How did the idea for the Future Fund originate?

One of the founders of the Future Fund, Rik Viergever, explains here how the idea for the Future Fund happened:

The idea for the Future Fund occurred to me when I started studying investments and the stock market in 2018. I learned that investing in stock can be safe and give reliable returns, as long as you diversify and have a long investment horizon. I then started looking into the interest on savings accounts and stocks. From this I learned that the average interest on ‘saving’ is 2.3% per year (this is the average interest on government bonds in the past century). This is in ‘real’ value, corrected for inflation. I think this is already pretty good for an average — over long periods interest adds up. On stocks the interest is even better: 6.9% per year on average.

It surprised me how high both these annual averages were. This made me wonder if charities were making use of savings accounts and/or the stock market to generate funding for themselves. I started doing some math: what if someone, 100 years ago, instead of donating 10 dollar to a charity, had put those 10 dollars in a savings or investment account and had used the interest to support the charity — how much would the charity have received after 100 years?

The results of this math is shown in the graph below, for a hypothetical donation of 10 dollars in May 1920. A one-time donation of 10 dollars remains 10 dollars. However, if the person had put the 10 dollars in a savings or investment account, and given the interest to the charity, the image looks quite different. For the savings option, the charity would have received 18 dollars of support from 1920 to 2020. If the donor had put the amount in an investment account, it would have resulted in almost 80 dollars of support. This is in ‘real’ value, already corrected for inflation.

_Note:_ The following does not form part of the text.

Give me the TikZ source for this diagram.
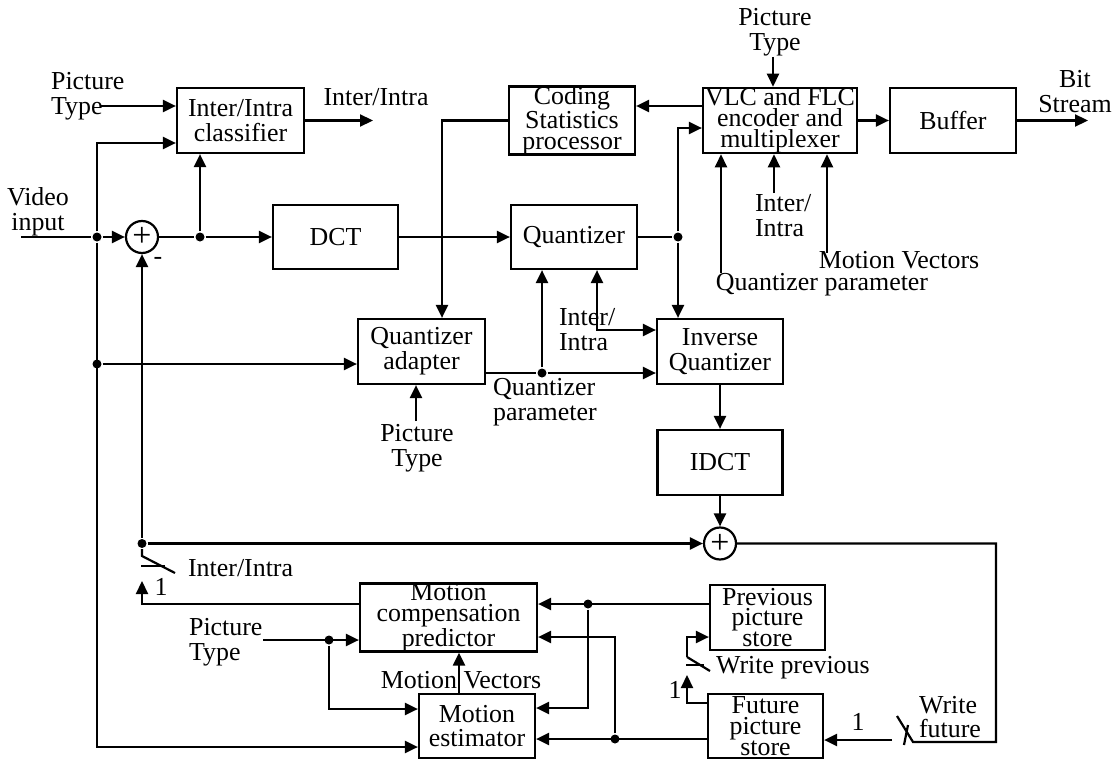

Source: Data build upon Robert R. Shiller, Stock Market Data Used in “Irrational Exuberance” Princeton University Press, 2000, 2005, 2015, updated data, available from the Department of Economics at Yale university. The Future Fund’s adaptations can be downloaded here.

And this would only have been the beginning: the donation would keep giving interest after 2020 — without an end. The support for the charity would have kept getting bigger and bigger over time, all based on a one-time donation.

My education is in medicine originally, and during my training the doctors often spoke about ‘evidence-based medicine’. This new way of donating to charity, using a donation-investment, seemed to me more efficient and there was a strong historical evidence base for it. I especially liked that there is not an end to the donations in this way, that the charity will keep receiving support, all based on a one-time donation.

“I especially liked that there is not an end to the donations in this way, that the charity will keep receiving support, all based on a one-time donation.”

I started thinking of this new way of donating to charity as ‘evidence-based giving’ and the more I thought about it, the more I liked it. So I started to look online for how to donate to charities this way, but I was unable to find a tool that allowed me to give this way. That is when I started asking friends and family if they thought donating to charity like this was attractive — and they did. And so now we are establishing the Future Fund, and making it possible for everyone to do a donation-investment for their favourite charity!